Before MILBURN and BOGGS, Circuit Judges, and CONTIE, Senior Circuit Judge.


ORDER

Donald Carlson appeals in case no. 88-1846 and Benzie County cross appeals in case no. 88-1883 from the district court's judgment dismissing this civil rights action filed under 42 U.S.C. § 1983. The appeals have been referred to a panel pursuant to Rule 9(a), Rules of the Sixth Circuit. Upon examination of the certified record and the parties' briefs, the panel unanimously agrees that oral argument is not needed. Fed. R. App. P. 34(a).

Carlson sought declaratory, monetary, and injunctive relief for the defendants' alleged warrantless search and seizure by excessive force. The district court dismissed Carlson's claims against the police officer regarding the execution of the search warrant and arrest for being barred by res judicata. The claims against Benzie County were dismissed as untimely and Carlson's challenge to the validity of the search warrant was dismissed without prejudice to his right to refile the claims after obtaining habeas corpus relief.

Carlson asserts the same arguments on appeal while Benzie County argues on cross appeal that it should have been allowed to rely on the doctrine of collateral estoppel as a defense.

Upon consideration, we conclude that plaintiff's claims regarding the execution of the search warrant and Carlson's arrest were properly dismissed under the doctrine of res judicata. These claims are precluded from review as they were previously asserted against the same defendant and resolved on the merits in a prior action. See Duncan v. Peck, 752 F.2d 1135, 1138 (6th Cir. 1985).
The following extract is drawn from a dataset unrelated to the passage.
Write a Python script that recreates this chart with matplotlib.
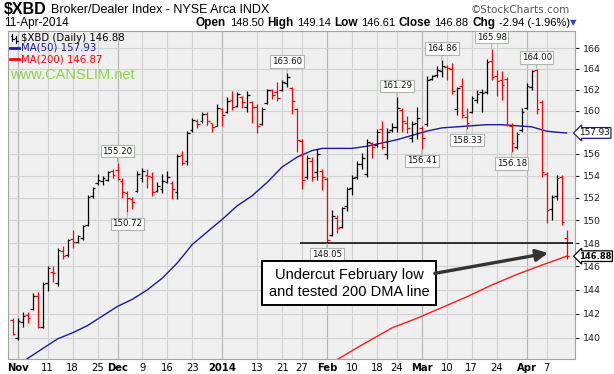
import numpy as np
import pandas as pd
import matplotlib
matplotlib.use('Agg')
import matplotlib.pyplot as plt
from matplotlib.lines import Line2D
from matplotlib.ticker import NullLocator

# trading days on the chart
holidays = ['2013-11-28', '2013-12-25', '2014-01-01', '2014-01-20', '2014-02-17']
dates = pd.bdate_range('2013-10-31', '2014-04-11')
dates = dates[~dates.isin(pd.to_datetime(holidays))]

# daily OHLC (Oct 31 .. Apr 11)
opens = [141.5,
         140.0, 141.3, 141.9, 142.4, 143.5, 140.9, 144.6, 145.5, 144.6, 147.3, 147.0, 148.4, 148.1, 148.5, 149.6, 152.2, 153.3, 153.5, 153.6, 154.4,
         154.5, 153.5, 152.4, 151.9, 152.6, 153.8, 154.1, 153.9, 152.6, 152.8, 153.4, 153.3, 152.5, 155.9, 155.3, 158.2, 159.0, 159.0, 159.7, 158.9, 158.6,
         160.2, 159.9, 161.0, 160.5, 161.3, 160.4, 160.8, 160.4, 158.8, 160.7, 162.0, 161.8, 162.0, 162.6, 162.2, 160.2, 157.2, 153.9, 155.3, 154.3, 154.4,
         153.7, 148.7, 150.2, 149.4, 151.3, 152.9, 153.9, 155.1, 154.2, 157.0, 156.8, 158.3, 156.0, 158.2, 158.5, 160.1, 158.9, 157.5, 158.9,
         158.4, 158.8, 163.0, 163.4, 163.8, 164.2, 164.0, 160.2, 162.4, 159.4, 159.9, 161.0, 161.8, 161.8, 164.8, 163.3, 162.9, 163.0, 158.6, 156.6, 158.2,
         160.3, 162.3, 163.9, 160.8, 154.2, 151.0, 152.2, 153.9, 148.50]
highs = [141.6,
         141.6, 142.1, 142.1, 143.7, 143.8, 144.7, 146.0, 146.0, 147.6, 147.8, 148.4, 149.2, 148.7, 149.6, 152.3, 153.0, 154.2, 154.0, 154.4, 154.6,
         155.2, 153.8, 152.6, 152.1, 154.4, 154.7, 154.6, 154.3, 153.4, 154.2, 154.4, 153.5, 156.0, 156.3, 158.1, 159.3, 159.2, 159.9, 159.9, 158.9, 160.6,
         160.3, 161.3, 161.9, 161.8, 161.4, 161.9, 160.9, 160.6, 160.4, 162.1, 162.1, 162.7, 162.9, 163.6, 162.3, 160.3, 157.4, 155.9, 155.7, 156.4, 154.6,
         153.9, 150.9, 150.5, 151.2, 153.0, 154.1, 155.3, 156.1, 157.4, 157.1, 158.3, 159.0, 158.4, 158.9, 161.29, 160.3, 159.5, 159.0, 160.4,
         158.6, 163.3, 163.4, 164.3, 164.86, 164.4, 164.6, 162.3, 163.1, 160.3, 161.4, 162.0, 162.1, 165.0, 165.98, 163.9, 163.8, 163.2, 158.9, 158.0, 160.3,
         162.6, 163.9, 164.0, 161.0, 154.3, 152.3, 154.1, 154.1, 149.14]
lows = [140.2,
        139.8, 140.9, 141.2, 142.3, 140.8, 140.8, 143.9, 144.7, 144.3, 146.6, 146.8, 147.6, 148.0, 148.3, 149.5, 152.0, 153.2, 153.2, 153.5, 153.8,
        153.6, 152.0, 150.72, 151.0, 152.5, 153.4, 152.9, 152.2, 152.5, 152.4, 153.3, 151.9, 151.9, 155.0, 155.0, 158.0, 158.4, 158.9, 158.7, 158.0, 158.6,
        158.6, 159.8, 160.1, 160.4, 160.3, 159.9, 158.9, 157.9, 158.7, 160.6, 161.1, 160.9, 161.9, 162.3, 159.7, 156.2, 152.8, 153.7, 153.5, 153.6, 152.7,
        148.05, 148.6, 148.9, 149.3, 150.8, 152.3, 153.7, 154.6, 153.9, 155.6, 156.6, 156.4, 155.5, 158.0, 158.0, 158.0, 157.9, 157.1, 157.4,
        156.41, 158.6, 162.9, 163.2, 163.2, 162.9, 161.6, 159.6, 159.3, 158.33, 159.8, 160.7, 159.9, 161.6, 162.9, 161.4, 161.0, 158.6, 156.18, 156.4, 158.0,
        160.2, 162.0, 159.7, 153.9, 149.8, 150.0, 151.8, 149.6, 146.61]
closes = [140.3,
          141.4, 141.8, 141.6, 143.5, 140.9, 144.5, 145.9, 145.4, 147.4, 146.9, 148.3, 148.1, 148.6, 149.5, 152.1, 152.9, 153.6, 153.8, 154.3, 154.1,
          153.7, 152.5, 152.0, 151.6, 154.2, 154.4, 154.0, 152.5, 153.1, 153.5, 153.9, 152.8, 155.8, 155.2, 157.9, 159.1, 158.8, 159.7, 159.0, 158.5, 160.3,
          159.6, 160.9, 160.4, 161.6, 160.8, 161.5, 160.4, 158.6, 160.2, 162.0, 161.5, 161.2, 162.7, 163.2, 160.9, 157.3, 153.6, 155.6, 153.9, 156.0, 153.9,
          148.3, 150.4, 149.3, 151.1, 152.8, 153.8, 155.1, 155.6, 157.1, 156.6, 158.0, 156.6, 158.0, 158.5, 160.3, 159.0, 158.4, 158.8, 159.3,
          157.5, 162.9, 163.3, 163.9, 164.3, 164.1, 161.9, 162.2, 159.6, 158.9, 161.2, 161.6, 161.7, 164.7, 163.2, 162.8, 162.5, 158.7, 157.0, 157.8, 159.9,
          162.4, 163.8, 160.2, 154.3, 150.9, 152.1, 153.8, 149.82, 146.88]

# moving averages
ma50_dates = ['2013-11-01', '2013-11-05', '2013-11-08', '2013-11-13', '2013-11-18', '2013-11-21', '2013-11-26',
              '2013-12-02', '2013-12-05', '2013-12-10', '2013-12-13', '2013-12-18', '2013-12-23', '2013-12-27',
              '2014-01-02', '2014-01-07', '2014-01-10', '2014-01-15', '2014-01-21', '2014-01-24', '2014-01-29', '2014-01-31',
              '2014-02-05', '2014-02-10', '2014-02-13', '2014-02-19', '2014-02-24', '2014-02-27',
              '2014-03-04', '2014-03-07', '2014-03-12', '2014-03-17', '2014-03-20', '2014-03-25', '2014-03-28',
              '2014-04-02', '2014-04-07', '2014-04-09', '2014-04-11']
ma50_vals = [137.8, 138.3, 139.1, 139.9, 140.4, 141.0, 141.8,
             142.6, 143.2, 144.0, 145.0, 146.3, 147.9, 149.0,
             150.1, 151.3, 152.2, 153.4, 154.8, 155.7, 156.3, 156.5,
             156.5, 156.5, 156.7, 157.0, 157.3, 157.7,
             158.1, 158.4, 158.5, 158.6, 158.7, 158.7, 158.6,
             158.5, 158.1, 158.0, 157.93]
ma200_dates = ['2014-02-05', '2014-02-12', '2014-02-21', '2014-02-28', '2014-03-07', '2014-03-14',
               '2014-03-21', '2014-03-28', '2014-04-04', '2014-04-11']
ma200_vals = [138.2, 139.4, 140.8, 141.6, 142.5, 143.4, 144.4, 145.3, 146.1, 146.87]

# boxed high/low labels
peak_dates = ['2013-12-02', '2013-12-04', '2014-01-22', '2014-02-03', '2014-02-24', '2014-03-03',
              '2014-03-07', '2014-03-14', '2014-03-21', '2014-03-27', '2014-04-03']
peak_vals = [155.20, 150.72, 163.60, 148.05, 161.29, 156.41, 164.86, 158.33, 165.98, 156.18, 164.00]
peak_side = ['up', 'down', 'up', 'down', 'up', 'down', 'up', 'down', 'up', 'down', 'up']

tick_dates = ['2013-11-01', '2013-11-11', '2013-11-18', '2013-11-25', '2013-12-02', '2013-12-09', '2013-12-16',
              '2013-12-23', '2014-01-02', '2014-01-13', '2014-01-21', '2014-01-27', '2014-02-03', '2014-02-10',
              '2014-02-18', '2014-02-24', '2014-03-03', '2014-03-10', '2014-03-17', '2014-03-24', '2014-04-01', '2014-04-07']
tick_labels = ['Nov', '11', '18', '25', 'Dec', '9', '16', '23', '2014', '13', '21', '27', 'Feb', '10',
               '18', '24', 'Mar', '10', '17', '24', 'Apr', '7']
month_labels = {'Nov', 'Dec', '2014', 'Feb', 'Mar', 'Apr'}

support_level = 148.05


def pos(d):
    return dates.get_loc(pd.Timestamp(d))


W, H = 614, 374
fig = plt.figure(figsize=(W / 100, H / 100), dpi=100)
fig.patch.set_facecolor('white')
ax = fig.add_axes([8 / W, 1 - 359 / H, 567 / W, 328 / H])
ax.set_facecolor('#efefef')

x = np.arange(len(dates))
o, h, l, c = map(np.array, (opens, highs, lows, closes))
prev = np.concatenate([[o[0]], c[:-1]])
cols = np.where(c < prev, '#ff0000', '#000000')

ax.vlines(x, l, h, colors=cols, lw=0.9, zorder=4)
ax.hlines(o, x - 0.55, x, colors=cols, lw=0.9, zorder=4)
ax.hlines(c, x, x + 0.55, colors=cols, lw=0.9, zorder=4)

ax.plot([pos(d) for d in ma50_dates], ma50_vals, color='#1a1a9c', lw=1.0, zorder=3)
ax.plot([pos(d) for d in ma200_dates], ma200_vals, color='#ff1a1a', lw=1.0, zorder=3)

ax.set_yscale('log')
ax.set_xlim(-0.95, 112.7)
ax.set_ylim(138.25, 167.7)

yt = list(range(140, 168, 2))
ax.set_yticks(yt)
ax.yaxis.set_minor_locator(NullLocator())
ax.set_yticklabels(['' if v == 158 else str(v) for v in yt])
ax.yaxis.tick_right()
ax.tick_params(axis='y', length=3, pad=3, labelsize=6.8, colors='#222222')
ax.grid(axis='y', color='#d2d2d2', lw=0.8, zorder=0)

tpos = [pos(d) for d in tick_dates]
ax.set_xticks(tpos)
ax.set_xticklabels(tick_labels)
ax.tick_params(axis='x', length=0, pad=3, labelsize=7.2)
for t in ax.get_xticklabels():
    if t.get_text() in month_labels:
        t.set_fontweight('bold')
for p, lab in zip(tpos, tick_labels):
    ax.axvline(p, color='#b4b4b4' if lab in month_labels else '#d2d2d2', lw=0.8, zorder=1)

for s in ax.spines.values():
    s.set_color('#9aa89a')
    s.set_linewidth(0.8)

# support line at the February low
ax.hlines(support_level, pos('2014-01-24') + 0.5, 112.2, color='black', lw=1.1, zorder=5)

# boxed high / low labels
for d, v, side in zip(peak_dates, peak_vals, peak_side):
    up = side == 'up'
    ax.annotate(f'{v:.2f}', xy=(pos(d), v), xytext=(0, 5 if up else -5), textcoords='offset points',
                ha='center', va='bottom' if up else 'top', fontsize=6.2, color='#111111', zorder=6,
                bbox=dict(boxstyle='square,pad=0.2', fc='white', ec='#a9b8a9', lw=0.8),
                arrowprops=dict(arrowstyle='-', color='#a9b8a9', lw=0.8, shrinkA=0, shrinkB=0.5))

# last value tags on the right axis
ax.annotate('157.93', xy=(1, 157.93), xycoords=('axes fraction', 'data'), xytext=(3, 0),
            textcoords='offset points', va='center', ha='left', fontsize=6.4, color='#111111',
            annotation_clip=False, zorder=10,
            bbox=dict(boxstyle='larrow,pad=0.1', fc='white', ec='#1a1a9c', lw=0.9))
ax.annotate('146.88', xy=(1, 146.88), xycoords=('axes fraction', 'data'), xytext=(3, 0),
            textcoords='offset points', va='center', ha='left', fontsize=6.0, fontweight='bold',
            color='black', annotation_clip=False, zorder=10,
            bbox=dict(boxstyle='larrow,pad=0.1', fc='white', ec='black', lw=0.9))

# comment box and arrow
ax.text(67.4, 144.55, 'Undercut February low\nand tested 200 DMA line', ha='center', va='center',
        fontsize=10.5, family='Liberation Sans', linespacing=1.25, zorder=8,
        bbox=dict(boxstyle='square,pad=0.45', fc='white', ec='black', lw=1.4))
ax.annotate('', xy=(107.3, 147.15), xytext=(84.6, 145.4),
            arrowprops=dict(arrowstyle='-|>,head_length=0.7,head_width=0.35', color='#333333',
                            lw=2.4, shrinkA=0, shrinkB=0), zorder=8)


def fx(px):
    return px / W


def fy(py):
    return 1 - py / H


renderer = fig.canvas.get_renderer()


def text_row(pieces, x0, y, gap):
    # place text pieces one after another, measuring each one
    xpos = x0
    for txt, kw in pieces:
        t = fig.text(fx(xpos), fy(y), txt, va='center', **kw)
        xpos += t.get_window_extent(renderer).width + gap
    return xpos


# header
lib = dict(family='Liberation Sans')
text_row([('$XBD', dict(fontsize=11.5, fontweight='bold', **lib)),
          ('Broker/Dealer Index - NYSE Arca INDX', dict(fontsize=9, **lib))], 4, 10, 4)
fig.text(fx(4), fy(23), '11-Apr-2014', fontsize=8.5, va='center', **lib)
fig.text(fx(570), fy(10), '\u00a9StockCharts.com', fontsize=7.5, color='#555555', ha='right', va='center')

b = dict(fontsize=8.5, fontweight='bold', **lib)
n = dict(fontsize=8, **lib)
text_row([('Open', b), ('148.50', n), ('High', b), ('149.14', n), ('Low', b), ('146.61', n),
          ('Close', b), ('146.88', n), ('Chg', b), ('-2.94 (-1.96%)', n)], 196, 23, 3.5)
fig.text(fx(573), fy(23), '\u25bc', fontsize=6, color='#1f3fe0', ha='center', va='center')

# legend block inside the plot
fig.text(fx(21), fy(38), '$XBD (Daily) 146.88', fontsize=7.3, va='center')
fig.text(fx(21), fy(48), 'MA(50) 157.93', fontsize=7.3, color='#1a1a9c', va='center')
fig.text(fx(21), fy(59), 'MA(200) 146.87', fontsize=7.3, color='#ff0000', va='center')
fig.add_artist(Line2D([fx(10), fx(19)], [fy(48), fy(48)], color='#1a1a9c', lw=2))
fig.add_artist(Line2D([fx(10), fx(19)], [fy(59), fy(59)], color='#ff0000', lw=2))
for a, top in [(12, 34), (16, 36)]:
    fig.add_artist(Line2D([fx(a), fx(a)], [fy(top), fy(top + 7)], color='black', lw=0.8))
    fig.add_artist(Line2D([fx(a - 1.5), fx(a)], [fy(top + 2), fy(top + 2)], color='black', lw=0.8))
    fig.add_artist(Line2D([fx(a), fx(a + 1.5)], [fy(top + 5), fy(top + 5)], color='black', lw=0.8))
fig.text(fx(10), fy(75), 'www.CANSLIM.net', fontsize=10.5, color='#8ed34c', va='center', **lib)

fig.savefig('out.png', dpi=100)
Plaintiff's claim against Benzie County was also properly dismissed as it is barred by Michigan's three year limitations period under M.C.L. Secs. 600.5805(2) and 600.5805(8). The claim for negligence accrued on July 24, 1984, when the search and seizure occurred. See Hicks v. Hines, Inc., 826 F.2d 1543, 1544 (6th Cir. 1987). This action was filed more than three years later on August 12, 1988. It was therefore filed late, as the time for filing this action was not tolled for any reason. See Higley v. Michigan Dep't of Corr., 835 F.2d 623 (6th Cir. 1987).
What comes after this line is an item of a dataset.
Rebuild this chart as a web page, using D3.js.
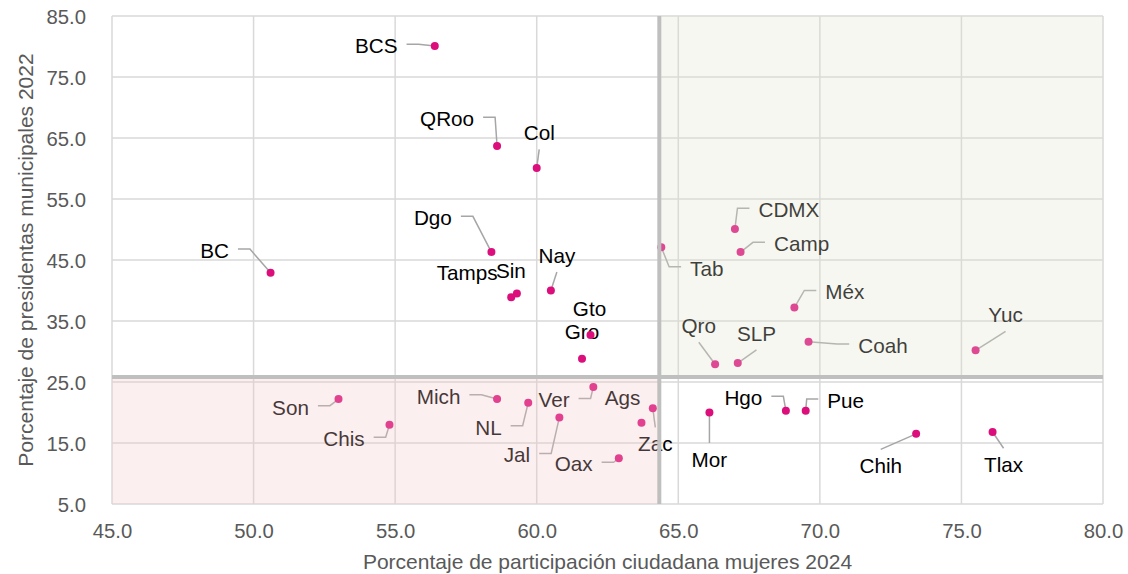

The claim regarding the validity of the search warrant, however, should have been stayed rather than dismissed without prejudice because the claim could not be the subject of a habeas corpus petition filed under 28 U.S.C. § 2254, and the disposition of the claim would have involved the same issues that would determine the outcome of Carlson's pending criminal appeal. See Feaster v. Miksch, 846 F.2d 21, 24 (6th Cir. 1988).

Accordingly, we hereby affirm that portion of the district court's judgment dismissing the claims against Benzie County and the claims challenging the officer's execution of the search warrant and Carlson's arrest. Rule 9(b) (5), Rules of the Sixth Circuit. That portion of the judgment dismissing plaintiff's claims challenging the validity of the search warrant is hereby vacated and the case is hereby remanded to the district court for it to stay further proceedings until the completion of Carlson's state criminal proceedings. Rule 9(b) (6), Rules of the Sixth Circuit. Finally, the county's cross appeal is hereby dismissed as unsubstantial as the only claim brought against it was untimely. Rule 9(b) (5), Rules of the Sixth Circuit.